不妊治療を始めるタイミングやその方法について

子作りを意識し始めると気になるのが”不妊”という言葉。
不妊治療を受ける人は年々増加しており、もしかして私たちも……と考えるのは、ごく自然のことです。
不妊治療を始めるきっかけやタイミングはいつなのか、不妊治療っていったいどんなことをするのか、ご紹介しますね。
◆不妊症の目安について
妊娠を望んでからどのくらいの期間授からなければ、不妊症の疑いが持たれるのか、ご存知ですか?
3年?5年?
いいえ、実は1年なんです。
1年間避妊をせずに仲良く夫婦生活を送っていれば、多くの人が自然に妊娠すると言われています。
日本産科婦人科学会でも、不妊の定義を
”生殖年齢の男女が妊娠を希望し、ある一定期間、避妊することなく通常の性交を継続的に行っているにもかかわらず、妊娠の成立をみない場合を不妊という。その一定期間については1年というのが一般的である。”
としています。
そう、子作りを始めてから1年経過しても妊娠しない場合は、検査を受けてみることを勧めているのです。
また、年齢的に不安がある人は、1年を待たずとも、検査を受けるのが良いでしょう。
◆不妊治療はどんなことをするの?
不妊治療のスタートは、まずいくつかの検査です。
これは夫婦で受けるのが基本となっています。
昔は不妊の原因は女性にだけあると言われていましたが、現在ではこれは大きな間違いとわかっています。
不妊の原因は男女どちらにでもある得るのです。
女性は血液検査や超音波検査、男性は精液検査などが基本の検査になります。(状況に応じて検査が追加されることがあります。
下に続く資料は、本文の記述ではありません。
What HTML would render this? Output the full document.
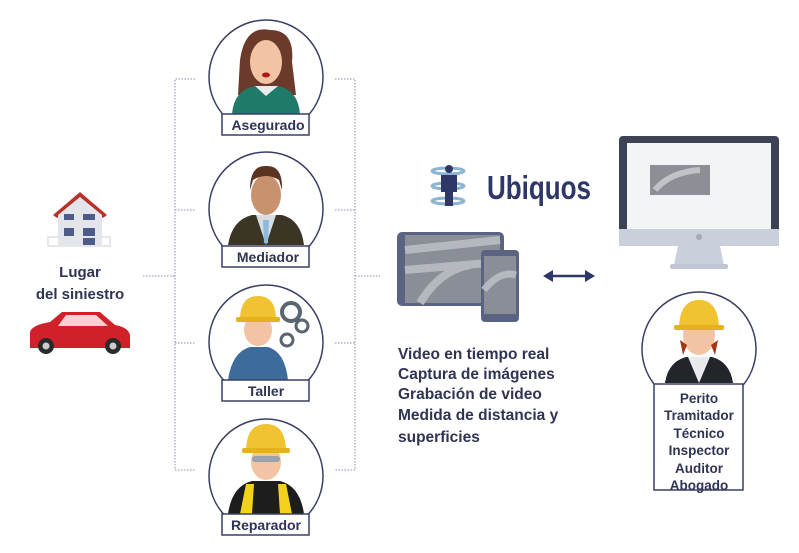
<!DOCTYPE html>
<html><head><meta charset="utf-8"><style>
html,body{margin:0;padding:0;background:#fff;}
svg{display:block;}
text{font-family:"Liberation Sans",sans-serif;font-weight:bold;fill:#2f3354;}
</style></head><body>
<svg width="799" height="553" viewBox="0 0 799 553" xmlns="http://www.w3.org/2000/svg">
<!-- dotted connectors -->
<g stroke="#8a8fa8" stroke-width="1" stroke-dasharray="1.5,1.5" fill="none">
<path d="M195 79H175V470H195M175 210H195M175 343H195"/>
<path d="M335 79H355V470H335M335 210H355M335 343H355"/>
<path d="M143 276H175M355 276H380"/>
</g>
<!-- circles -->
<g fill="#fff" stroke="#3a3f66" stroke-width="1.5">
<circle cx="266" cy="77" r="57"/>
<circle cx="266" cy="209" r="57"/>
<circle cx="266" cy="342" r="57"/>
<circle cx="266" cy="476" r="57"/>
<circle cx="699" cy="349" r="57"/>
</g>
<!-- people (simplified) -->
<!-- Asegurado woman -->
<path d="M240 60 Q245 25 270 30 Q295 30 292 62 L296 95 L238 95 Z" fill="#6b3a2a"/>
<ellipse cx="266" cy="62" rx="16" ry="22" fill="#f3c4a4"/>
<path d="M250 45 Q265 28 285 48 L285 38 Q270 25 250 38Z" fill="#6b3a2a"/>
<ellipse cx="266" cy="75" rx="4" ry="2.5" fill="#b01818"/>
<path d="M232 114 Q234 90 255 86 L278 86 Q298 90 300 114Z" fill="#1f7a6a"/>
<path d="M255 86 L266 96 L278 86Z" fill="#e8eef0"/>
<!-- Mediador -->
<ellipse cx="266" cy="195" rx="15" ry="20" fill="#c9926e"/>
<path d="M250 190 Q250 165 266 166 Q283 165 282 190 L279 180 Q266 172 253 180Z" fill="#5a3420"/>
<path d="M228 245 Q232 220 252 215 L282 215 Q301 220 304 245Z" fill="#3b3526"/>
<path d="M256 215 L266 245 L276 215Z" fill="#d8dde3"/>
<path d="M263 220 L269 220 L268 243 L264 243Z" fill="#8fb8e0"/>
<!-- Taller -->
<ellipse cx="258" cy="330" rx="14" ry="16" fill="#f3c4a4"/>
<path d="M240 320 Q240 296 258 296 Q276 296 276 320Z" fill="#f1c232"/>
<rect x="236" y="317" width="44" height="5" rx="2" fill="#e4b21c"/>
<path d="M228 380 Q232 352 250 347 L268 347 Q285 352 288 380Z" fill="#3d6c9a"/>
<circle cx="291" cy="312" r="9" fill="none" stroke="#5b6570" stroke-width="4"/>
<circle cx="302" cy="326" r="6" fill="none" stroke="#5b6570" stroke-width="3"/>
<circle cx="287" cy="340" r="6" fill="none" stroke="#5b6570" stroke-width="3"/>
<!-- Reparador -->
<ellipse cx="266" cy="462" rx="15" ry="18" fill="#f3c4a4"/>
<path d="M246 452 Q246 424 266 424 Q286 424 286 452Z" fill="#f1c232"/>
<rect x="242" y="448" width="48" height="5" rx="2" fill="#e4b21c"/>
<rect x="252" y="456" width="28" height="6" rx="3" fill="#9aa3ad"/>
<path d="M228 514 Q232 486 252 481 L280 481 Q300 486 304 514Z" fill="#1d1d1d"/>
<path d="M240 514 L246 484 L254 484 L252 514Z M292 514 L286 484 L278 484 L280 514Z" fill="#f3d21e"/>
<!-- Perito -->
<ellipse cx="699" cy="335" rx="16" ry="20" fill="#f3c4a4"/>
<path d="M679 330 Q679 300 699 300 Q719 300 719 330Z" fill="#f1c232"/>
<rect x="674" y="325" width="50" height="5" rx="2" fill="#e4b21c"/>
<path d="M680 340 L683 355 L687 345Z M718 340 L715 355 L711 345Z" fill="#a3361a"/>
<path d="M665 383 Q668 362 686 357 L712 357 Q730 362 733 383Z" fill="#22252a"/>
<path d="M688 357 L699 383 L710 357Z" fill="#e8eaee"/>
<!-- label boxes -->
<g fill="#fff" stroke="#3a3f66" stroke-width="1.5">
<rect x="222" y="114" width="87" height="21"/>
<rect x="222" y="246" width="87" height="21"/>
<rect x="222" y="380" width="87" height="21"/>
<rect x="222" y="514" width="87" height="21"/>
<rect x="654" y="384" width="89" height="106"/>
</g>
<g font-size="14" text-anchor="middle">
<text x="268" y="130">Asegurado</text>
<text x="268" y="262">Mediador</text>
<text x="266" y="396">Taller</text>
<text x="266" y="530">Reparador</text>
</g>
<g font-size="13.5" text-anchor="middle">
<text x="699" y="403">Perito</text>
<text x="699" y="420">Tramitador</text>
<text x="699" y="438">Técnico</text>
<text x="699" y="455">Inspector</text>
<text x="699" y="473">Auditor</text>
<text x="699" y="490">Abogado</text>
</g>
<!-- house -->
<path d="M53 215 L80 192 L107 215 L103 218 L80 198 L57 218Z" fill="#b8312a"/>
<path d="M58 215 L80 197 L102 215 L102 246 L58 246Z" fill="#e3e5ea"/>
<rect x="64" y="214" width="10" height="6" fill="#4c5b8a"/>
<rect x="83" y="214" width="12" height="6" fill="#4c5b8a"/>
<rect x="64" y="228" width="10" height="8" fill="#4c5b8a"/>
<rect x="83" y="228" width="12" height="18" fill="#4c5b8a"/>
<rect x="48" y="237" width="62" height="9" fill="none" stroke="#e5e7ea" stroke-width="2"/>
<g font-size="15" text-anchor="middle">
<text x="80" y="277">Lugar</text>
<text x="80" y="299">del siniestro</text>
</g>
<!-- car -->
<path d="M30 345 L30 332 Q32 325 50 322 L62 312 L100 312 L115 325 Q128 327 130 335 L130 348 L30 348Z" fill="#d0202a"/>
<path d="M66 315 L96 315 L108 326 L58 326Z" fill="#ffffff" opacity="0.8"/>
<circle cx="46" cy="346" r="8" fill="#2a2a2a"/><circle cx="46" cy="346" r="3.5" fill="#ccc"/>
<circle cx="113" cy="346" r="8" fill="#2a2a2a"/><circle cx="113" cy="346" r="3.5" fill="#ccc"/>
<!-- Ubiquos logo -->
<g fill="none" stroke="#8ab4cf" stroke-width="3">
<ellipse cx="448" cy="171" rx="16" ry="3"/>
<ellipse cx="448" cy="186" rx="16" ry="3"/>
<ellipse cx="448" cy="201" rx="16" ry="3"/>
</g>
<circle cx="449" cy="169" r="4" fill="#2f3768"/>
<path d="M441 175 L457 175 L457 192 L453 192 L453 206 L445 206 L445 192 L441 192Z" fill="#2f3768"/>
<text x="487" y="199" font-size="33" style="fill:#2f3768" textLength="104" lengthAdjust="spacingAndGlyphs">Ubiquos</text>
<!-- tablet & phone -->
<rect x="397" y="232" width="107" height="74" rx="5" fill="#5a6482"/>
<rect x="405" y="235" width="95" height="68" fill="#8a8e96"/>
<path d="M405 250 L500 240 M405 270 L500 262 M420 303 Q440 270 470 265" stroke="#b5b8be" stroke-width="8" fill="none"/>
<rect x="481" y="250" width="38" height="72" rx="4" fill="#5a6482"/>
<rect x="484" y="256" width="32" height="58" fill="#8a8e96"/>
<path d="M484 290 Q500 270 516 275" stroke="#b5b8be" stroke-width="7" fill="none"/>
<!-- arrow -->
<path d="M550 276 H588" stroke="#2f3768" stroke-width="2.5"/>
<path d="M543 276 L553 270 L553 282Z M595 276 L585 270 L585 282Z" fill="#2f3768"/>
<!-- text list -->
<g font-size="15.5">
<text x="398" y="359">Video en tiempo real</text>
<text x="398" y="379">Captura de imágenes</text>
<text x="398" y="399">Grabación de video</text>
<text x="398" y="420">Medida de distancia y</text>
<text x="398" y="442">superficies</text>
</g>
<!-- monitor -->
<rect x="619" y="136" width="160" height="110" rx="4" fill="#3d4255"/>
<rect x="627" y="143" width="144" height="86" fill="#f3f4f6"/>
<rect x="650" y="165" width="60" height="30" fill="#8c8f95"/>
<path d="M655 190 Q670 172 700 170" stroke="#c0c2c6" stroke-width="6" fill="none"/>
<rect x="619" y="229" width="160" height="17" fill="#c9cfdb"/>
<circle cx="699" cy="237" r="3" fill="#a3abbb"/>
<path d="M678 246 L720 246 L724 265 L674 265Z" fill="#c9cfdb"/>
<rect x="670" y="264" width="58" height="5" rx="2" fill="#bfc6d3"/>
</svg>
</body></html>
)
不妊治療は、負担の少ない方法からスタートする、ステップアップ治療です。
年齢や検査の結果次第でスタートポイントやタイミングは異なります。
順を追って紹介していきます。
○タイミング療法
はじめの検査で異常が見つからなかった場合は、タイミング療法からスタートします。
タイミング療法とは、排卵日の2日前から排卵日までに、性交のタイミングを合わせて行う方法です。
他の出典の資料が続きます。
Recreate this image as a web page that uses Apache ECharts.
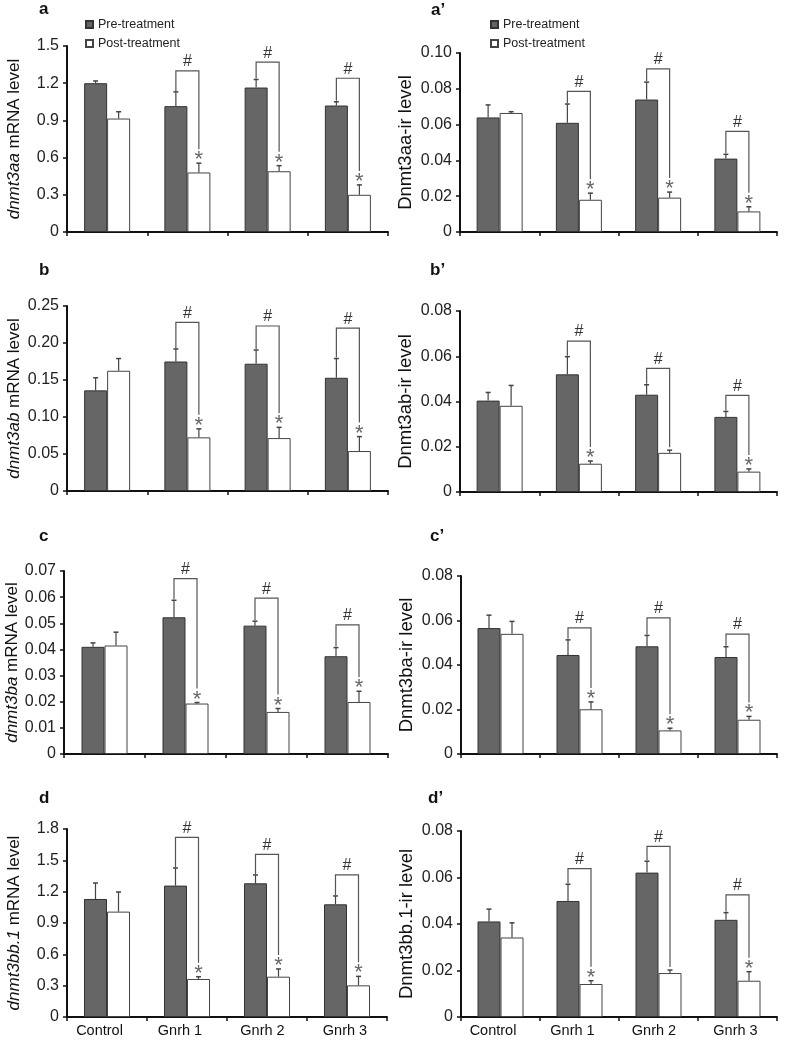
<!DOCTYPE html>
<html><head><meta charset="utf-8">
<script src="https://cdn.jsdelivr.net/npm/echarts@6/dist/echarts.min.js"></script>
<style>html,body{margin:0;padding:0;background:#fff}#c{width:787px;height:1040px}</style>
</head><body><div id="c"></div><script>
const categories = ['Control', 'Gnrh 1', 'Gnrh 2', 'Gnrh 3'];
const seriesNames = ['Pre-treatment', 'Post-treatment'];

// a: dnmt3aa mRNA
const aPre = [1.20, 1.015, 1.165, 1.02];
const aPreSE = [0.018, 0.115, 0.065, 0.03];
const aPost = [0.915, 0.48, 0.49, 0.30];
const aPostSE = [0.055, 0.075, 0.045, 0.08];
const aBracket = [null, 1.30, 1.37, 1.24];
const aStar = [0, 1, 1, 1];
const aTicks = ['0', '0.3', '0.6', '0.9', '1.2', '1.5'];

// a': Dnmt3aa-ir
const apPre = [0.064, 0.061, 0.074, 0.041];
const apPreSE = [0.007, 0.0105, 0.0097, 0.0024];
const apPost = [0.0665, 0.018, 0.0192, 0.0115];
const apPostSE = [0.0007, 0.0037, 0.0031, 0.0026];
const apBracket = [null, 0.0786, 0.0911, 0.0562];
const apStar = [0, 1, 1, 1];
const apTicks = ['0', '0.02', '0.04', '0.06', '0.08', '0.10'];

// b: dnmt3ab mRNA
const bPre = [0.136, 0.175, 0.172, 0.153];
const bPreSE = [0.017, 0.017, 0.0185, 0.026];
const bPost = [0.1625, 0.0725, 0.0715, 0.054];
const bPostSE = [0.0165, 0.0115, 0.0145, 0.0195];
const bBracket = [null, 0.228, 0.223, 0.22];
const bStar = [0, 1, 1, 1];
const bTicks = ['0', '0.05', '0.10', '0.15', '0.20', '0.25'];

// b': Dnmt3ab-ir
const bpPre = [0.0404, 0.052, 0.043, 0.0332];
const bpPreSE = [0.0036, 0.0078, 0.0044, 0.0024];
const bpPost = [0.0381, 0.0125, 0.0173, 0.009];
const bpPostSE = [0.009, 0.0012, 0.0012, 0.0012];
const bpBracket = [null, 0.0667, 0.0546, 0.0427];
const bpStar = [0, 1, 0, 1];
const bpTicks = ['0', '0.02', '0.04', '0.06', '0.08'];

// c: dnmt3ba mRNA
const cPre = [0.041, 0.0523, 0.0491, 0.0374];
const cPreSE = [0.0015, 0.0065, 0.0017, 0.0033];
const cPost = [0.0415, 0.0193, 0.0161, 0.0199];
const cPostSE = [0.0051, 0.0004, 0.0013, 0.0041];
const cBracket = [null, 0.0671, 0.0596, 0.0494];
const cStar = [0, 1, 1, 1];
const cTicks = ['0', '0.01', '0.02', '0.03', '0.04', '0.05', '0.06', '0.07'];

// c': Dnmt3ba-ir
const cpPre = [0.0566, 0.0445, 0.0484, 0.0436];
const cpPreSE = [0.0058, 0.0068, 0.0049, 0.0046];
const cpPost = [0.054, 0.0201, 0.0106, 0.0154];
const cpPostSE = [0.0056, 0.0033, 0.001, 0.0015];
const cpBracket = [null, 0.0567, 0.0612, 0.0539];
const cpStar = [0, 1, 1, 1];
const cpTicks = ['0', '0.02', '0.04', '0.06', '0.08'];

// d: dnmt3bb.1 mRNA
const dPre = [1.13, 1.258, 1.28, 1.079];
const dPreSE = [0.153, 0.169, 0.08, 0.08];
const dPost = [1.009, 0.364, 0.386, 0.303];
const dPostSE = [0.188, 0.022, 0.074, 0.086];
const dBracket = [null, 1.72, 1.558, 1.36];
const dStar = [0, 1, 1, 1];
const dTicks = ['0', '0.3', '0.6', '0.9', '1.2', '1.5', '1.8'];

// d': Dnmt3bb.1-ir
const dpPre = [0.0411, 0.0499, 0.0621, 0.0418];
const dpPreSE = [0.0053, 0.0072, 0.0049, 0.0031];
const dpPost = [0.0342, 0.0142, 0.0189, 0.0156];
const dpPostSE = [0.0063, 0.0014, 0.0013, 0.0039];
const dpBracket = [null, 0.0638, 0.0734, 0.0525];
const dpStar = [0, 1, 0, 1];
const dpTicks = ['0', '0.02', '0.04', '0.06', '0.08'];

const panelLabels = ['a', 'a\u2019', 'b', 'b\u2019', 'c', 'c\u2019', 'd', 'd\u2019'];
const yNames = [
  '{i|dnmt3aa} mRNA level', 'Dnmt3aa-ir level',
  '{i|dnmt3ab} mRNA level', 'Dnmt3ab-ir level',
  '{i|dnmt3ba} mRNA level', 'Dnmt3ba-ir level',
  '{i|dnmt3bb.1} mRNA level', 'Dnmt3bb.1-ir level'
];

const panels = [
  {pre: aPre, preSE: aPreSE, post: aPost, postSE: aPostSE, br: aBracket, st: aStar, ticks: aTicks, max: 1.5, interval: 0.3},
  {pre: apPre, preSE: apPreSE, post: apPost, postSE: apPostSE, br: apBracket, st: apStar, ticks: apTicks, max: 0.10, interval: 0.02},
  {pre: bPre, preSE: bPreSE, post: bPost, postSE: bPostSE, br: bBracket, st: bStar, ticks: bTicks, max: 0.25, interval: 0.05},
  {pre: bpPre, preSE: bpPreSE, post: bpPost, postSE: bpPostSE, br: bpBracket, st: bpStar, ticks: bpTicks, max: 0.08, interval: 0.02},
  {pre: cPre, preSE: cPreSE, post: cPost, postSE: cPostSE, br: cBracket, st: cStar, ticks: cTicks, max: 0.07, interval: 0.01},
  {pre: cpPre, preSE: cpPreSE, post: cpPost, postSE: cpPostSE, br: cpBracket, st: cpStar, ticks: cpTicks, max: 0.08, interval: 0.02},
  {pre: dPre, preSE: dPreSE, post: dPost, postSE: dPostSE, br: dBracket, st: dStar, ticks: dTicks, max: 1.8, interval: 0.3},
  {pre: dpPre, preSE: dpPreSE, post: dpPost, postSE: dpPostSE, br: dpBracket, st: dpStar, ticks: dpTicks, max: 0.08, interval: 0.02}
];

// layout (pixels)
const layout = [
  {left: 67, top: 46, width: 321, height: 186, gap: 44, lx: 39, ly: 10, nfs: 17},
  {left: 460, top: 53, width: 317, height: 179, gap: 45, lx: 431, ly: 11, nfs: 18.5},
  {left: 67, top: 306, width: 321, height: 185, gap: 44, lx: 39, ly: 271, nfs: 17},
  {left: 460, top: 311, width: 317, height: 181, gap: 45, lx: 430, ly: 271, nfs: 18.5},
  {left: 64, top: 571, width: 324, height: 183, gap: 41, lx: 39, ly: 537, nfs: 17},
  {left: 461, top: 576, width: 316, height: 178, gap: 45, lx: 430, ly: 537, nfs: 18.5},
  {left: 67, top: 829, width: 320, height: 188, gap: 44, lx: 39, ly: 799, nfs: 17},
  {left: 461, top: 831, width: 316, height: 186, gap: 45, lx: 428, ly: 799, nfs: 18.5}
];
// per-label right padding (shifts centred category labels slightly left, as in the figure)
const labelPad = [15, 14, 9, 4];

const FONT = 'Liberation Sans, Arial, Helvetica, sans-serif';
const BAR_W = 23;

function errRender(params, api) {
  const i = api.value(0), m = api.value(1), se = api.value(2), side = api.value(3);
  const p0 = api.coord([i, m]);
  const p1 = api.coord([i, m + se]);
  const x = p0[0] + side * BAR_W / 2;
  return {
    type: 'group',
    children: [
      {type: 'line', shape: {x1: x, y1: p0[1], x2: x, y2: p1[1]}, style: {stroke: '#444', lineWidth: 1.2}},
      {type: 'line', shape: {x1: x - 2.5, y1: p1[1], x2: x + 2.5, y2: p1[1]}, style: {stroke: '#444', lineWidth: 1.5}}
    ]
  };
}

function bracketRender(params, api) {
  const i = api.value(0), by = api.value(1), pt = api.value(2), qt = api.value(3), st = api.value(4);
  const c = api.coord([i, by]);
  const cx = c[0], yB = c[1];
  const yP = api.coord([i, pt])[1];
  const yQ = api.coord([i, qt])[1];
  const xl = cx - BAR_W / 2, xr = cx + BAR_W / 2;
  const children = [
    {type: 'polyline', shape: {points: [[xl, yP - 1], [xl, yB], [xr, yB], [xr, yQ - (st ? 14 : 3)]]},
      style: {stroke: '#555', lineWidth: 1.2, fill: null}},
    {type: 'text', style: {x: cx, y: yB - 1, text: '#', align: 'center', verticalAlign: 'bottom',
      font: '16px ' + FONT, fill: '#333'}}
  ];
  if (st) {
    children.push({type: 'text', style: {x: xr, y: yQ - 3, text: '*', align: 'center', verticalAlign: 'middle',
      font: '22px ' + FONT, fill: '#666'}});
  }
  return {type: 'group', children: children};
}

const catRich = {};
labelPad.forEach((pd, i) => { catRich['c' + i] = {padding: [0, pd, 0, 0], fontSize: 14.5, color: '#111', fontFamily: FONT}; });

const grid = [], xAxis = [], yAxis = [], series = [], graphic = [];
panels.forEach((p, k) => {
  const L = layout[k];
  const bottomRow = k >= 6;
  grid.push({left: L.left, top: L.top, width: L.width, height: L.height, containLabel: false});
  xAxis.push({
    type: 'category', gridIndex: k, data: categories,
    axisLine: {lineStyle: {color: '#111', width: 2}},
    axisTick: {show: true, interval: 0, length: 4, lineStyle: {color: '#111', width: 1.5}},
    axisLabel: {show: bottomRow, interval: 0, hideOverlap: false, fontSize: 14.5, color: '#111', fontFamily: FONT, margin: 6,
      formatter: (v, idx) => '{c' + idx + '|' + v + '}', rich: catRich}
  });
  yAxis.push({
    type: 'value', gridIndex: k, min: 0, max: p.max, interval: p.interval,
    name: yNames[k], nameLocation: 'middle', nameGap: L.gap, nameRotate: 90,
    nameTextStyle: {fontSize: L.nfs, color: '#111', fontFamily: FONT,
      rich: {i: {fontStyle: 'italic', fontSize: L.nfs, color: '#111', fontFamily: FONT}}},
    axisLine: {show: true, lineStyle: {color: '#111', width: 2}},
    axisTick: {show: true, length: 4, lineStyle: {color: '#111', width: 1.5}},
    splitLine: {show: false},
    axisLabel: {fontSize: 16, color: '#222', fontFamily: FONT, margin: 8,
      formatter: (v) => p.ticks[Math.round(v / p.interval)]}
  });
  series.push({
    name: seriesNames[0], type: 'bar', xAxisIndex: k, yAxisIndex: k, data: p.pre,
    barWidth: BAR_W, barGap: '0%',
    itemStyle: {color: '#666666', borderColor: '#333', borderWidth: 1}
  });
  series.push({
    name: seriesNames[1], type: 'bar', xAxisIndex: k, yAxisIndex: k, data: p.post,
    barWidth: BAR_W, barGap: '0%',
    itemStyle: {color: '#ffffff', borderColor: '#444', borderWidth: 1}
  });
  const errRows = [];
  categories.forEach((c, i) => {
    errRows.push([i, p.pre[i], p.preSE[i], -1]);
    errRows.push([i, p.post[i], p.postSE[i], 1]);
  });
  series.push({type: 'custom', xAxisIndex: k, yAxisIndex: k, renderItem: errRender, data: errRows, z: 5, clip: false, silent: true});
  const brRows = [];
  categories.forEach((c, i) => {
    if (p.br[i] != null) brRows.push([i, p.br[i], p.pre[i] + p.preSE[i], p.post[i] + p.postSE[i], p.st[i]]);
  });
  series.push({type: 'custom', xAxisIndex: k, yAxisIndex: k, renderItem: bracketRender, data: brRows, z: 6, clip: false, silent: true});
  graphic.push({type: 'text', left: L.lx, top: L.ly - 9,
    style: {text: panelLabels[k], font: 'bold 17px ' + FONT, fill: '#111'}});
});

const legendBase = {
  orient: 'vertical', icon: 'rect', itemWidth: 7, itemHeight: 7, itemGap: 6,
  selectedMode: false, data: seriesNames,
  textStyle: {fontSize: 12.5, color: '#222', fontFamily: FONT}
};

const chart = echarts.init(document.getElementById('c'), null, {renderer: 'canvas', width: 787, height: 1040});
chart.setOption({
  backgroundColor: '#ffffff',
  animation: false,
  legend: [
    Object.assign({}, legendBase, {left: 80, top: 13}),
    Object.assign({}, legendBase, {left: 485, top: 13})
  ],
  grid: grid, xAxis: xAxis, yAxis: yAxis, series: series, graphic: graphic
});
</script></body></html>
およそ半年くらいを目処に行い、状況に応じて排卵誘発薬などを用いることもあります。
○人工授精
タイミング療法で結果が出ない場合には、人工授精を試みます。
精液を採取し、その中から動きの良い精子だけを取り出して、子宮内に直接注入します。
人工授精で妊娠が認められない場合、高度生殖医療へとステップアップします。
費用がかかるだけでなく、体への負担も大きくなります。
○体外受精
精子だけでなく、卵巣から卵子を取り出し、同じ培養液の中で培養して受精させ、受精卵を子宮に戻す方法です。
○顕微授精
1個の精子を卵子の中に細い針で注入する方法です。
体外受精では受精が起こらない可能性が高い場合に行われます。
体外受精や顕微授精を行なっても、子供が生まれる確率は正直あまり高くありません。
30代前半では20%近い確率と言われていますが、40代になると一桁までその確率は落ちてしまうのです。
もしあなた方夫婦が30代で子供を望むのなら、少しでも早く不妊検査を受けておくのが良いでしょう。
◆病院の治療以外に出来ることは?
不妊治療を行なっている人はもちろん、これから妊娠を希望する人にもお勧めしたいのは、健康なカラダ作りです。
例えば喫煙は骨盤内の血流を悪くし、卵巣の機能も低下させてしまいます。
男性の精巣にも影響を与え、精子の数は減り、運動性も低下します。
この機会にご夫婦とも禁煙されることをお勧めします。
また、偏った食生活や不規則な生活は、体内リズムを狂わせ、妊娠しにくいカラダへと繋がってしまいます。
バランスのとれた食事や適度な運動など、健康なカラダを意識することが、過程で出来る不妊対策とも言えるのです。
晩婚化や高齢出産が増える現代では、不妊は決して他人事ではありません。
日頃からパートナーと相談して、不妊に対する知識を持っておくことも大切なことです。